> **Task statement**: Go through the listing below and list every line with "React".

### Information given

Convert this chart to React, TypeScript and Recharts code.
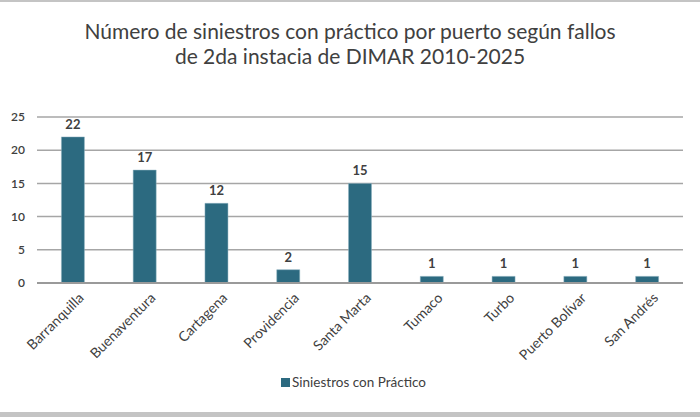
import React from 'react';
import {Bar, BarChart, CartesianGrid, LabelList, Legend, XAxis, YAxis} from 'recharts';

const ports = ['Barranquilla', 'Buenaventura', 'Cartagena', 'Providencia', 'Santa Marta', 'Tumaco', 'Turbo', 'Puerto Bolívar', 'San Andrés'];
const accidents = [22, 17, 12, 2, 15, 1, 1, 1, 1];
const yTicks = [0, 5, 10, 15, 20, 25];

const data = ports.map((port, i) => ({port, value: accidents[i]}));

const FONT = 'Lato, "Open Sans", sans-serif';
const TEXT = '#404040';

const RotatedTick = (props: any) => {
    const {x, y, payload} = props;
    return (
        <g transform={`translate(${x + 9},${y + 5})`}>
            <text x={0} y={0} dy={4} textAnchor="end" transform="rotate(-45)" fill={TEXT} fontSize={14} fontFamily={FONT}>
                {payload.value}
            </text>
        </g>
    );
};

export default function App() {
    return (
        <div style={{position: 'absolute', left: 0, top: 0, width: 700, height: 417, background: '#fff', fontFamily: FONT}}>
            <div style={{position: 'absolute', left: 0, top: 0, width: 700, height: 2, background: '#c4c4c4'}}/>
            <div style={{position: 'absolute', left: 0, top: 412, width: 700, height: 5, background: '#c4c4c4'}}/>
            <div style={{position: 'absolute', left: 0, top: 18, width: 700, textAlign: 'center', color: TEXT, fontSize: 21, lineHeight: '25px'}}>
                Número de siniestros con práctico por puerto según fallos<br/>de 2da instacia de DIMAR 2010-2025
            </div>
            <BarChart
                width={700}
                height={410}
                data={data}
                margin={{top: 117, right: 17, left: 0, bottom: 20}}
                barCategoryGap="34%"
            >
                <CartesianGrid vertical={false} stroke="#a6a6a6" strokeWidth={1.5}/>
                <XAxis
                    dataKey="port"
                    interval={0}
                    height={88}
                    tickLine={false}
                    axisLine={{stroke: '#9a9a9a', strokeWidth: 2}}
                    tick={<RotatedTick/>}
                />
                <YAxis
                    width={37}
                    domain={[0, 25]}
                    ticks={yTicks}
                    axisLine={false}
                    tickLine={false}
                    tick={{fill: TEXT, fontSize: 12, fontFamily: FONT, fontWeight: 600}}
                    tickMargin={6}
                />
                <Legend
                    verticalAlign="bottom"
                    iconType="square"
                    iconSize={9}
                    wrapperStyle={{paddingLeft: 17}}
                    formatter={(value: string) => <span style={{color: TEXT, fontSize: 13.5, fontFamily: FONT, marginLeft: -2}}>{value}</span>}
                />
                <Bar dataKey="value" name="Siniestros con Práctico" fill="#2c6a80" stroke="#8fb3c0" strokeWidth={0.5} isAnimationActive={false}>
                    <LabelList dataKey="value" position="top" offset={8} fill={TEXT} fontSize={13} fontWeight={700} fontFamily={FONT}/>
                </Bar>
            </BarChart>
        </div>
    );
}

######
### Information given

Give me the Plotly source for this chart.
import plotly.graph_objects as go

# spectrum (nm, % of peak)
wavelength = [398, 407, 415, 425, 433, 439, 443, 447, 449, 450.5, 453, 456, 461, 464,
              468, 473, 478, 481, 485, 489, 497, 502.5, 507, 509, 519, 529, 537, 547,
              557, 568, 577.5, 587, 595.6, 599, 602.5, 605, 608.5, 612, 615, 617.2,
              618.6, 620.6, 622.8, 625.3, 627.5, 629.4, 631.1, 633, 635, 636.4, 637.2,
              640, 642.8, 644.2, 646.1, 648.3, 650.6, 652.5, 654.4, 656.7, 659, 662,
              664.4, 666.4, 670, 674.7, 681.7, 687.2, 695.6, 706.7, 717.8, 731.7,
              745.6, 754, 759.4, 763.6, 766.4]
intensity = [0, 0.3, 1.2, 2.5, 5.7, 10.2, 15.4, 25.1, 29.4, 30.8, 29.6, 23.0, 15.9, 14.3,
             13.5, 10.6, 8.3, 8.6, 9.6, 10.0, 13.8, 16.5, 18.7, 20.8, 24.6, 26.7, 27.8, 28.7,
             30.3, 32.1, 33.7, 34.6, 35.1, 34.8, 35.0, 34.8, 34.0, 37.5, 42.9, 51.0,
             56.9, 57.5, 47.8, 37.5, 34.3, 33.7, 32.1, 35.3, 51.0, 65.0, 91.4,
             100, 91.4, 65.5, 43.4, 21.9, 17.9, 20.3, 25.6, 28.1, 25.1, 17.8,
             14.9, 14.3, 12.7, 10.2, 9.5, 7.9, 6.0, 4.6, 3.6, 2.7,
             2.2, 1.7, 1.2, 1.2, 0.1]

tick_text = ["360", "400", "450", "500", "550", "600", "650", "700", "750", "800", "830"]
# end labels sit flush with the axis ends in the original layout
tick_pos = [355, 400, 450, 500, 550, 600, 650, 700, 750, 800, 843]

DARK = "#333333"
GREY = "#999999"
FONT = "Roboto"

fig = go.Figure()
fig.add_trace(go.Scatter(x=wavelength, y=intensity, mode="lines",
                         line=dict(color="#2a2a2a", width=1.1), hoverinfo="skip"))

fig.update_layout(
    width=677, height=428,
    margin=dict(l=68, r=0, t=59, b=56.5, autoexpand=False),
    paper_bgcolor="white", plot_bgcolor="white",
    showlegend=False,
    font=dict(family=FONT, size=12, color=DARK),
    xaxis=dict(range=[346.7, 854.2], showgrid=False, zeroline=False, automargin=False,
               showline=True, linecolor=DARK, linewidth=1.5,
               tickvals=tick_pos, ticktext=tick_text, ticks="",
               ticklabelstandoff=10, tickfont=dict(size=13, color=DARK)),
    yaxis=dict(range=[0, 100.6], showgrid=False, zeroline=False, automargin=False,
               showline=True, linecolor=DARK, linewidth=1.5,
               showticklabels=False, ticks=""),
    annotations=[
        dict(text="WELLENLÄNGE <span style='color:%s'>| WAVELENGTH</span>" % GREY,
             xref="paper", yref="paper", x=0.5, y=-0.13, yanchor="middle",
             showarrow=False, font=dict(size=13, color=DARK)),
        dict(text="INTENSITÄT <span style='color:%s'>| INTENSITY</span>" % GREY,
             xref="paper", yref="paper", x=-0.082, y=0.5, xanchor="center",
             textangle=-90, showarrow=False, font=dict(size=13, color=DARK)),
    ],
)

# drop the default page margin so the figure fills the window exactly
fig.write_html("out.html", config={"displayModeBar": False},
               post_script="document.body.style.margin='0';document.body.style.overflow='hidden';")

######

> **Written solution**:
Convert this chart to React, TypeScript and Recharts code.
import React from 'react';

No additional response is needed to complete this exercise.